═══ Data for the task ═══

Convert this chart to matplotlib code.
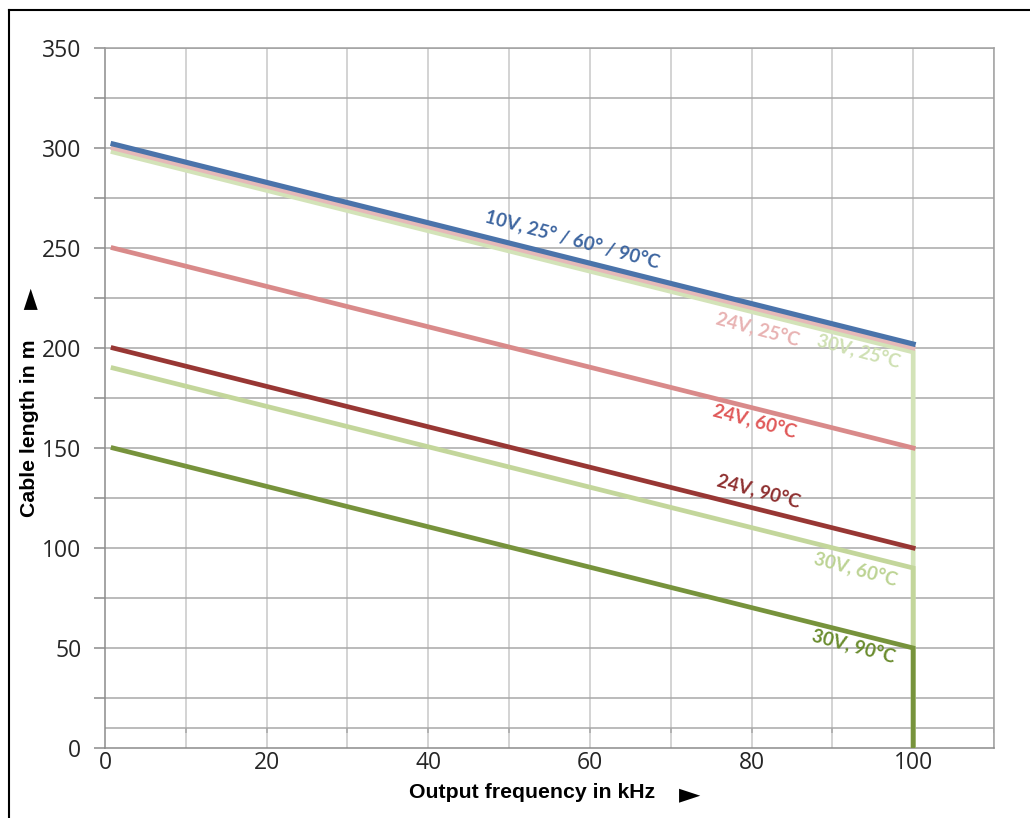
import matplotlib
matplotlib.use("Agg")
import matplotlib.pyplot as plt
from matplotlib.lines import Line2D

# ---- data ----
x_line = [1, 100]
x_drop = [1, 100, 100]
y_10v = [302, 202]
y_24v_25 = [300, 200]
y_30v_25 = [298, 198, 0]
y_24v_60 = [250, 150]
y_24v_90 = [200, 100]
y_30v_60 = [190, 90, 0]
y_30v_90 = [150, 50, 0]

x_ticks = [0, 20, 40, 60, 80, 100]
y_ticks = [0, 50, 100, 150, 200, 250, 300, 350]

labels = ["10V, 25° / 60° / 90°C", "24V, 25°C", "30V, 25°C", "24V, 60°C",
          "24V, 90°C", "30V, 60°C", "30V, 90°C"]
label_x = [57.8, 80.7, 93.2, 80.4, 80.9, 92.8, 92.6]
label_y = [254, 209, 198, 163, 128, 89, 50.5]
label_colors = ["#3d65a0", "#e8b2b2", "#cfe0b3", "#e05858", "#8e2f2f", "#bcd393", "#6a8c2e"]

c_blue = "#4a73aa"
c_pink = "#e6b9b8"
c_lg25 = "#d3e3b8"
c_red60 = "#d98a8a"
c_red90 = "#983734"
c_lg60 = "#c3d69b"
c_olive = "#77933c"

fig = plt.figure(figsize=(10.30, 8.18), dpi=100)
ax = fig.add_axes([105/1030, 1-748/818, (994-105)/1030, (748-48)/818])

ax.set_xlim(0, 110)
ax.set_ylim(0, 350)

# grid
for xv in range(10, 111, 10):
    ax.axvline(xv, color="#c8c8c8", lw=1.1, zorder=0)
for yv in range(25, 351, 25):
    ax.axhline(yv, color="#a8a8a8", lw=1.1, zorder=0)
ax.axhline(10, color="#a8a8a8", lw=1.1, zorder=0)
ax.vlines(range(10, 111, 10), 7.5, 10, color="#a8a8a8", lw=1.1, zorder=0)

for s in ax.spines.values():
    s.set_color("#a0a0a0")
    s.set_linewidth(1.1)
ax.spines["left"].set_color("#8c8c8c")
ax.spines["bottom"].set_color("#8c8c8c")

lw = 3.4
ax.plot(x_drop, y_30v_25, color=c_lg25, lw=lw, zorder=3, solid_joinstyle="miter")
ax.plot(x_line, y_24v_25, color=c_pink, lw=lw, zorder=4)
ax.plot(x_line, y_10v, color=c_blue, lw=lw + 0.3, zorder=5)
ax.plot(x_line, y_24v_60, color=c_red60, lw=lw, zorder=3)
ax.plot(x_line, y_24v_90, color=c_red90, lw=lw, zorder=3)
ax.plot(x_drop, y_30v_60, color=c_lg60, lw=lw, zorder=3, solid_joinstyle="miter")
ax.plot(x_drop, y_30v_90, color=c_olive, lw=lw, zorder=4, solid_joinstyle="miter")

for t, lx, ly, c in zip(labels, label_x, label_y, label_colors):
    ax.text(lx, ly, t, color=c, rotation=-15, ha="center", va="center",
            fontsize=13.5, fontfamily="Lato", fontweight="bold",
            rotation_mode="anchor", zorder=6)

ax.set_xticks(x_ticks)
ax.set_yticks(range(0, 351, 25))
ax.set_yticklabels([str(v) if v % 50 == 0 else "" for v in range(0, 351, 25)])
ax.tick_params(axis="x", length=0, pad=2, labelsize=16.5, labelcolor="#262626")
ax.tick_params(axis="y", length=8, width=1.1, color="#8c8c8c", pad=9,
               labelsize=16.5, labelcolor="#262626")
for lab in ax.get_xticklabels() + ax.get_yticklabels():
    lab.set_fontfamily("Open Sans")

fig.text(532/1030, 1-792/818, "Output frequency in kHz", ha="center", va="center",
         fontsize=15.3, fontweight="bold", fontfamily=["Liberation Sans", "DejaVu Sans"])
fig.text(690/1030, 1-794/818, "►", ha="center", va="center",
         fontsize=20, fontfamily="DejaVu Sans", color="black")
fig.text(30/1030, 1-428/818, "Cable length in m", ha="center", va="center",
         rotation=90, fontsize=15.3, fontweight="bold",
         fontfamily=["Liberation Sans", "DejaVu Sans"])
fig.text(30/1030, 1-298/818, "►", ha="center", va="center", rotation=90,
         fontsize=20, fontfamily="DejaVu Sans", color="black")

# figure border (left and top)
fig.add_artist(Line2D([9/1030, 9/1030], [0, 1-10/818], color="black", lw=1.5,
                      transform=fig.transFigure))
fig.add_artist(Line2D([9/1030, 1], [1-10/818, 1-10/818], color="black", lw=1.5,
                      transform=fig.transFigure))

fig.savefig("out.png", dpi=100)
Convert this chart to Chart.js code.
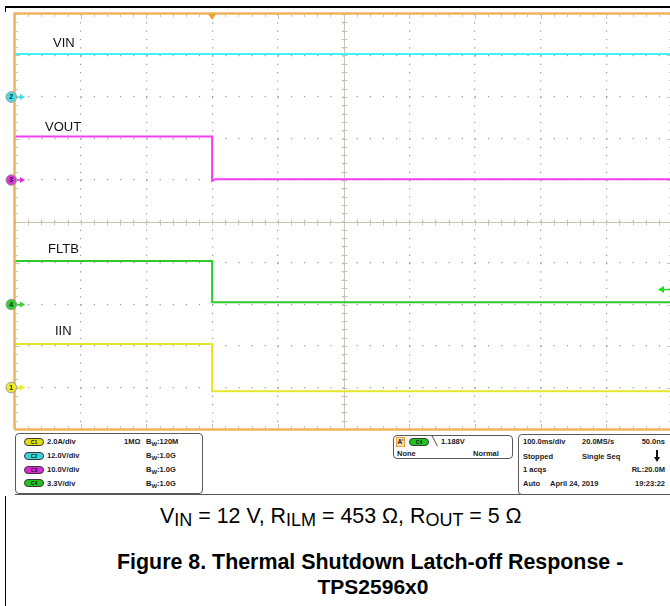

═══

Go from the first line of the data above to the line containing "y_ticks = [0, 50, 100, 150, 200, 250, 300, 350]" and retype exactly those lines, both included, but none of the pictures.

Convert this chart to matplotlib code.
import matplotlib
matplotlib.use("Agg")
import matplotlib.pyplot as plt
from matplotlib.lines import Line2D

# ---- data ----
x_line = [1, 100]
x_drop = [1, 100, 100]
y_10v = [302, 202]
y_24v_25 = [300, 200]
y_30v_25 = [298, 198, 0]
y_24v_60 = [250, 150]
y_24v_90 = [200, 100]
y_30v_60 = [190, 90, 0]
y_30v_90 = [150, 50, 0]

x_ticks = [0, 20, 40, 60, 80, 100]
y_ticks = [0, 50, 100, 150, 200, 250, 300, 350]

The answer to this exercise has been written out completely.